§ **Requirements**
Reproduce all the material exactly, minus any pictures it holds.

§ **Supplied data**
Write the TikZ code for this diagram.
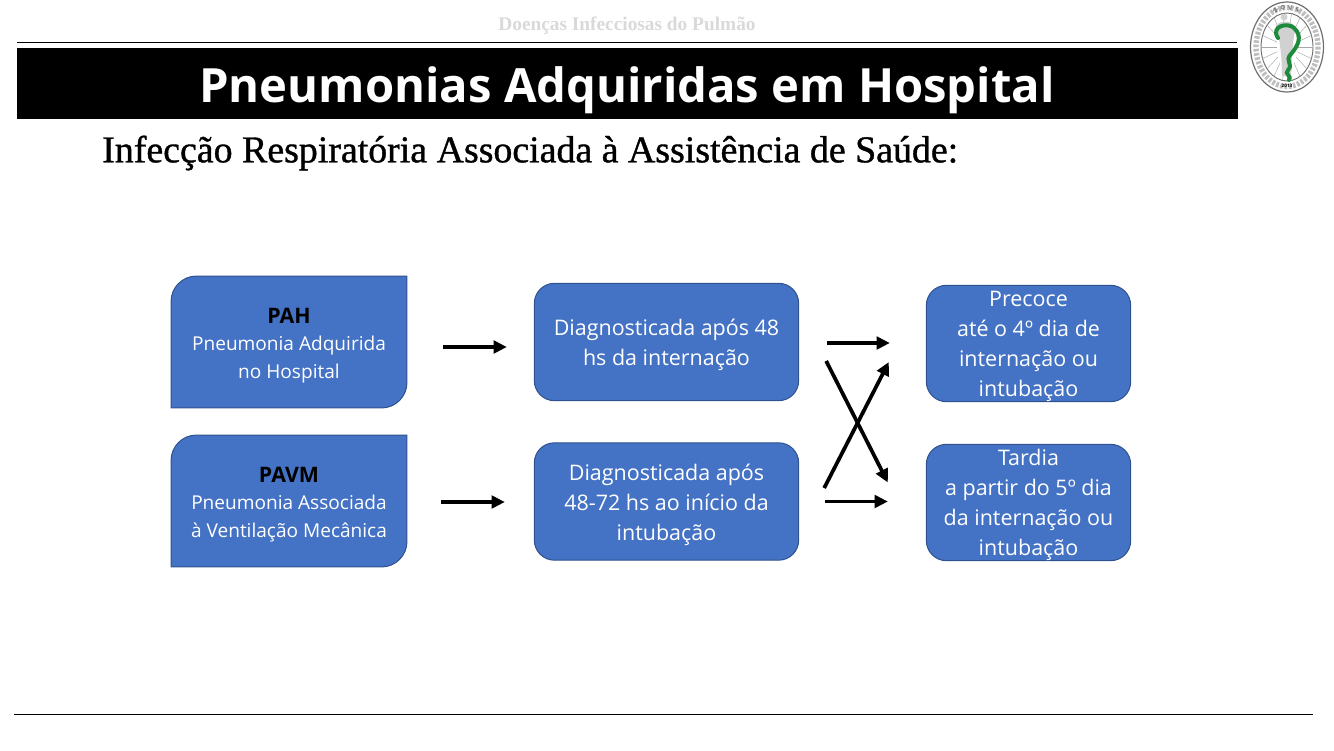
\documentclass[tikz,border=0pt]{standalone}
\usepackage{fontspec}
\setmainfont{Open Sans}
\newfontfamily\headfont{Liberation Serif}
\newfontfamily\subfont[FakeBold=1]{Liberation Serif}
\usetikzlibrary{positioning,arrows.meta,backgrounds,calc}
\definecolor{boxblue}{HTML}{4472C4}
\definecolor{boxedge}{HTML}{2F528F}
\definecolor{headgrey}{HTML}{D9D9D9}
\definecolor{snakegreen}{HTML}{1E8A3C}
\definecolor{ringgrey}{HTML}{6E6E6E}
\newcommand{\toppad}[1]{\rule{0pt}{#1pt}}
\tikzset{
  blk/.style={rectangle, rounded corners=15pt, draw=boxedge, fill=boxblue,
              line width=0.75pt, align=center, text=white,
              font=\fontsize{16.1}{22.4}\selectfont, inner sep=0pt},
  lft/.style={rectangle, align=center, text=white, inner sep=0pt,
              minimum width=176.5pt, minimum height=98.5pt,
              font=\fontsize{14.3}{20.6}\selectfont},
  mid/.style={blk, minimum width=198.25pt, minimum height=88pt},
  rgt/.style={blk, minimum width=153.25pt, minimum height=87.25pt},
  ar/.style={-{Triangle[length=10pt,width=9.5pt]}, line width=2.8pt, draw=black},
  rule/.style={draw=black, line width=0.75pt},
}
\begin{document}
\begin{tikzpicture}[x=0.75pt,y=-0.75pt]
  \useasboundingbox (0,0) rectangle (1334,750);
  % header
  \node[font=\headfont\bfseries\fontsize{14.5}{16}\selectfont, text=headgrey] (header) at (627,26) {Doenças Infecciosas do Pulmão};
  \coordinate (ruleA) at (17,42);
  \coordinate (ruleB) at (1237,42);
  \draw[rule] (ruleA) -- (ruleB);
  \fill[black] (17,48) rectangle (1238,119);
  \node[font=\bfseries\fontsize{35.4}{40}\selectfont, text=white] (title) at (627,90) {Pneumonias Adquiridas em Hospital};
  \node[font=\subfont\fontsize{28.4}{32}\selectfont, anchor=west, inner sep=0pt] (subtitle) at (102,153) {Infecção Respiratória Associada à Assistência de Saúde:};
  \coordinate (ruleC) at (14,714);
  \coordinate (ruleD) at (1313,714);
  \draw[rule] (ruleC) -- (ruleD);

  % logo
  \draw[ringgrey, line width=0.9pt] (1287,47) ellipse [x radius=36.5, y radius=45];
  \draw[ringgrey, line width=0.7pt] (1287,47) ellipse [x radius=26, y radius=34];
  \draw[ringgrey!45, line width=4pt, dash pattern=on 2pt off 1.2pt] (1287,47) ellipse [x radius=31, y radius=39.5];
  \foreach \a in {0,20,...,340}
    \draw[ringgrey!60, line width=0.35pt] (1287,47) -- ++(\a:26 and 34);
  \fill[white] (1287,47) ellipse [x radius=10, y radius=22];
  \fill[black!18] (1284,17) circle (3.5);
  \fill[black!18] (1276,25) .. controls (1282,20) and (1290,20) .. (1296,27) .. controls (1292,42) and (1292,60) .. (1291,76) -- (1282,76) .. controls (1282,60) and (1280,40) .. (1276,25) -- cycle;
  \draw[snakegreen, line width=3pt, line cap=round] (1278,38) .. controls (1270,26) and (1288,22) .. (1294,28) .. controls (1303,36) and (1298,46) .. (1291,54) .. controls (1284,61) and (1294,64) .. (1288,70) .. controls (1284,74) and (1292,76) .. (1289,80);
  \foreach \t/\a in {N/-112,O/-98,V/-84,E/-70}
    \node[font=\fontsize{4.5}{5}\selectfont\bfseries, text=ringgrey, inner sep=0pt, rotate=\a+90] (logo\t) at ($(1287,47)+(\a:31 and 39.5)$) {\t};
  \node[font=\fontsize{3.5}{4}\selectfont\bfseries, text=black, inner sep=0pt] (logoyear) at (1287,86) {2013};

  % boxes
  \node[lft] (pah) at (289,342) {\toppad{16.25}\textcolor{black}{\fontsize{16}{20.6}\selectfont\bfseries PAH}\\Pneumonia Adquirida\\no Hospital};
  \node[lft] (pavm) at (289,501) {\toppad{16.25}\textcolor{black}{\fontsize{16}{20.6}\selectfont\bfseries PAVM}\\Pneumonia Associada\\à Ventilação Mecânica};
  \begin{scope}[on background layer]
    \foreach \n in {pah,pavm}
      \draw[draw=boxedge, fill=boxblue, line width=0.75pt]
        (\n.west) [rounded corners=19pt] |- (\n.north) [sharp corners] -| (\n.east)
        [rounded corners=19pt] |- (\n.south) [sharp corners] -| (\n.west);
  \end{scope}
  \node[mid] (apos48) at (666.5,342) {\toppad{17}Diagnosticada após 48\\hs da internação};
  \node[mid] (apos72) at (666.5,501.5) {\toppad{17}Diagnosticada após\\48-72 hs ao início da\\intubação};
  \node[rgt] (precoce) at (1028.5,343.5) {\toppad{15.5}Precoce\\até o 4º dia de\\internação ou\\intubação};
  \node[rgt] (tardia) at (1028.5,502.5) {\toppad{15.5}Tardia\\a partir do 5º dia\\da internação ou\\intubação};

  % arrows
  \draw[ar] ([shift={(36,5)}]pah.east) -- ([shift={(-27,5)}]apos48.west);
  \draw[ar] ([shift={(34,1)}]pavm.east) -- ([shift={(-29,0.5)}]apos72.west);
  \draw[ar] ([shift={(28,1)}]apos48.east) -- ([shift={(-36,-0.5)}]precoce.west);
  \draw[ar] ([shift={(26,0)}]apos72.east) -- ([shift={(-38,-1)}]tardia.west);
  \draw[ar] ([shift={(27,19)}]apos48.east) -- ([shift={(-38,-20)}]tardia.west);
  \draw[ar] ([shift={(25,-13.5)}]apos72.east) -- ([shift={(-37,18.5)}]precoce.west);
\end{tikzpicture}
\end{document}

§ **Exercise result**
Write the TikZ code for this diagram.
\documentclass[tikz,border=0pt]{standalone}
\usepackage{fontspec}
\setmainfont{Open Sans}
\newfontfamily\headfont{Liberation Serif}
\newfontfamily\subfont[FakeBold=1]{Liberation Serif}
\usetikzlibrary{positioning,arrows.meta,backgrounds,calc}
\definecolor{boxblue}{HTML}{4472C4}
\definecolor{boxedge}{HTML}{2F528F}
\definecolor{headgrey}{HTML}{D9D9D9}
\definecolor{snakegreen}{HTML}{1E8A3C}
\definecolor{ringgrey}{HTML}{6E6E6E}
\newcommand{\toppad}[1]{\rule{0pt}{#1pt}}
\tikzset{
  blk/.style={rectangle, rounded corners=15pt, draw=boxedge, fill=boxblue,
              line width=0.75pt, align=center, text=white,
              font=\fontsize{16.1}{22.4}\selectfont, inner sep=0pt},
  lft/.style={rectangle, align=center, text=white, inner sep=0pt,
              minimum width=176.5pt, minimum height=98.5pt,
              font=\fontsize{14.3}{20.6}\selectfont},
  mid/.style={blk, minimum width=198.25pt, minimum height=88pt},
  rgt/.style={blk, minimum width=153.25pt, minimum height=87.25pt},
  ar/.style={-{Triangle[length=10pt,width=9.5pt]}, line width=2.8pt, draw=black},
  rule/.style={draw=black, line width=0.75pt},
}
\begin{document}
\begin{tikzpicture}[x=0.75pt,y=-0.75pt]
  \useasboundingbox (0,0) rectangle (1334,750);
  % header
  \node[font=\headfont\bfseries\fontsize{14.5}{16}\selectfont, text=headgrey] (header) at (627,26) {Doenças Infecciosas do Pulmão};
  \coordinate (ruleA) at (17,42);
  \coordinate (ruleB) at (1237,42);
  \draw[rule] (ruleA) -- (ruleB);
  \fill[black] (17,48) rectangle (1238,119);
  \node[font=\bfseries\fontsize{35.4}{40}\selectfont, text=white] (title) at (627,90) {Pneumonias Adquiridas em Hospital};
  \node[font=\subfont\fontsize{28.4}{32}\selectfont, anchor=west, inner sep=0pt] (subtitle) at (102,153) {Infecção Respiratória Associada à Assistência de Saúde:};
  \coordinate (ruleC) at (14,714);
  \coordinate (ruleD) at (1313,714);
  \draw[rule] (ruleC) -- (ruleD);

  % logo
  \draw[ringgrey, line width=0.9pt] (1287,47) ellipse [x radius=36.5, y radius=45];
  \draw[ringgrey, line width=0.7pt] (1287,47) ellipse [x radius=26, y radius=34];
  \draw[ringgrey!45, line width=4pt, dash pattern=on 2pt off 1.2pt] (1287,47) ellipse [x radius=31, y radius=39.5];
  \foreach \a in {0,20,...,340}
    \draw[ringgrey!60, line width=0.35pt] (1287,47) -- ++(\a:26 and 34);
  \fill[white] (1287,47) ellipse [x radius=10, y radius=22];
  \fill[black!18] (1284,17) circle (3.5);
  \fill[black!18] (1276,25) .. controls (1282,20) and (1290,20) .. (1296,27) .. controls (1292,42) and (1292,60) .. (1291,76) -- (1282,76) .. controls (1282,60) and (1280,40) .. (1276,25) -- cycle;
  \draw[snakegreen, line width=3pt, line cap=round] (1278,38) .. controls (1270,26) and (1288,22) .. (1294,28) .. controls (1303,36) and (1298,46) .. (1291,54) .. controls (1284,61) and (1294,64) .. (1288,70) .. controls (1284,74) and (1292,76) .. (1289,80);
  \foreach \t/\a in {N/-112,O/-98,V/-84,E/-70}
    \node[font=\fontsize{4.5}{5}\selectfont\bfseries, text=ringgrey, inner sep=0pt, rotate=\a+90] (logo\t) at ($(1287,47)+(\a:31 and 39.5)$) {\t};
  \node[font=\fontsize{3.5}{4}\selectfont\bfseries, text=black, inner sep=0pt] (logoyear) at (1287,86) {2013};

  % boxes
  \node[lft] (pah) at (289,342) {\toppad{16.25}\textcolor{black}{\fontsize{16}{20.6}\selectfont\bfseries PAH}\\Pneumonia Adquirida\\no Hospital};
  \node[lft] (pavm) at (289,501) {\toppad{16.25}\textcolor{black}{\fontsize{16}{20.6}\selectfont\bfseries PAVM}\\Pneumonia Associada\\à Ventilação Mecânica};
  \begin{scope}[on background layer]
    \foreach \n in {pah,pavm}
      \draw[draw=boxedge, fill=boxblue, line width=0.75pt]
        (\n.west) [rounded corners=19pt] |- (\n.north) [sharp corners] -| (\n.east)
        [rounded corners=19pt] |- (\n.south) [sharp corners] -| (\n.west);
  \end{scope}
  \node[mid] (apos48) at (666.5,342) {\toppad{17}Diagnosticada após 48\\hs da internação};
  \node[mid] (apos72) at (666.5,501.5) {\toppad{17}Diagnosticada após\\48-72 hs ao início da\\intubação};
  \node[rgt] (precoce) at (1028.5,343.5) {\toppad{15.5}Precoce\\até o 4º dia de\\internação ou\\intubação};
  \node[rgt] (tardia) at (1028.5,502.5) {\toppad{15.5}Tardia\\a partir do 5º dia\\da internação ou\\intubação};

  % arrows
  \draw[ar] ([shift={(36,5)}]pah.east) -- ([shift={(-27,5)}]apos48.west);
  \draw[ar] ([shift={(34,1)}]pavm.east) -- ([shift={(-29,0.5)}]apos72.west);
  \draw[ar] ([shift={(28,1)}]apos48.east) -- ([shift={(-36,-0.5)}]precoce.west);
  \draw[ar] ([shift={(26,0)}]apos72.east) -- ([shift={(-38,-1)}]tardia.west);
  \draw[ar] ([shift={(27,19)}]apos48.east) -- ([shift={(-38,-20)}]tardia.west);
  \draw[ar] ([shift={(25,-13.5)}]apos72.east) -- ([shift={(-37,18.5)}]precoce.west);
\end{tikzpicture}
\end{document}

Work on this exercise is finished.